El 12 de agosto de 1977, Darío Argento estrena su sexto largometraje: Suspiria. La versión de 2018 de Luca Guadagnino retoma narrativamente el esqueleto de aquel filme, le infunde al relato signos históricos reconocibles y se apropia estéticamente de este por otro camino. Como en el filme de Argento, Susie llega a Alemania desde los Estados Unidos para tomar clases en una academia de danza llamada Markos Tantz. Las jóvenes bailarinas viven en la academia y están a merced de un staff conducido por Madame Blanc. La exigencia artística es evidente, el prestigio de la compañía también, no así la pertenencia de sus conductores a una orden pagana. Prever sacrificios es lógico, porque un aquelarre, por definición, no puede prescindir de rituales ni de las víctimas que lo animan.
A partir del ADN del filme de Argento, Guadagnino construye otra cosa. A la lúdica teología del original le añade terrorismo de izquierda en la Alemania setentista, ecos negados del nazismo y un poco de psicoanálisis de café. Así, el peso de la Historia asfixia el juego perverso de la vieja Suspiria, que no necesitaba invocar el terror con nombre propio para escenificarlo, ni menos aún edificar una trama simbólicamente densa para sostenerse. El maravilloso expresionismo cromático es sustituido aquí por un realismo descolorido con interrupciones de lo fantástico, y el horror que no se deja narrar es interceptado por una solemne imposición de temas importantes.
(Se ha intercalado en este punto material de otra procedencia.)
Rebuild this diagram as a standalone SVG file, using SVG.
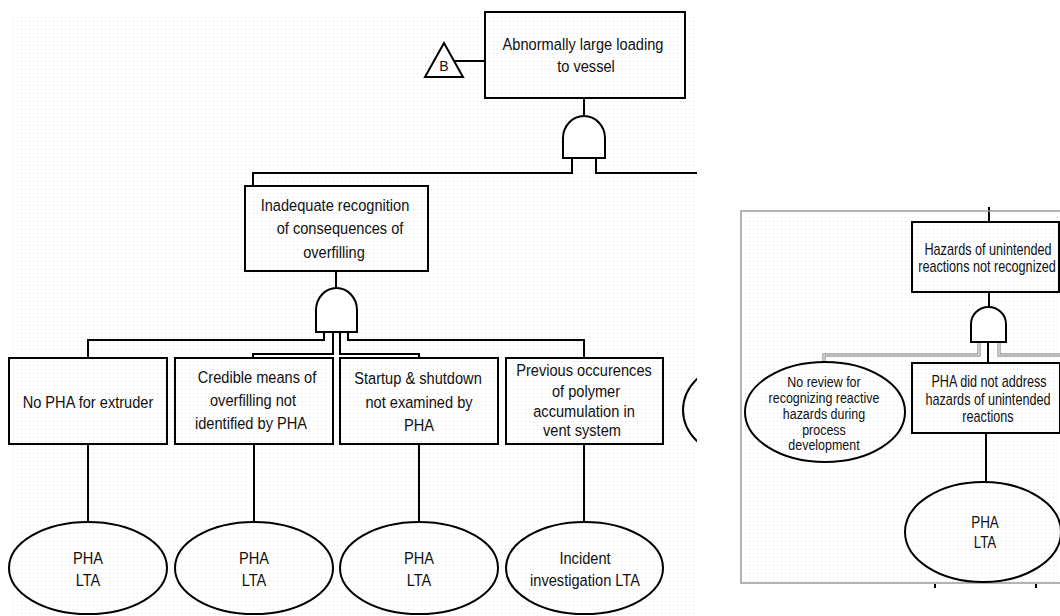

De ese modo, los personajes estrafalarios de la primera Suspiria y la abstracción deliberada, capaz de concebir crímenes diabólicos y a través de ellos asir físicamente lo siniestro, tienen que ordenarse en esta deslucida versión en aras de la respetabilidad simbólica. El resultado: un remedo anémico, un acopio de motivos vintage que ilustran débilmente los espectros del siglo 20. A esta versión le falta los rojos, los verdes y los azules y los rosas; la tensión entre la intensidad cromática y la oscuridad proveniente de lo siniestro que tenía la de Argento está ausente.
En el cine, como en otras expresiones artísticas, una obra puede dar lugar a revisiones. No existe razón para pensar que la original es mejor. Anteceder a algo es una mera contingencia. Si la nueva Suspiria fuera la original, sus debilidades internas estarían ahí y probablemente a nadie se le ocurriría volver a filmarla. Sería lo que es: una desangelada película de terror sin terror o un intento fallido de entablar una relación entre el terror psíquico y el horror histórico. La descafeinada Suspiria de 2018 remite a esa gloria estética del cine de 1970 sin revivir un instante de aquella. Ni siquiera la breve aparición fantasmal de Jessica Harper, gran protagonista del filme de Argento, es suficiente.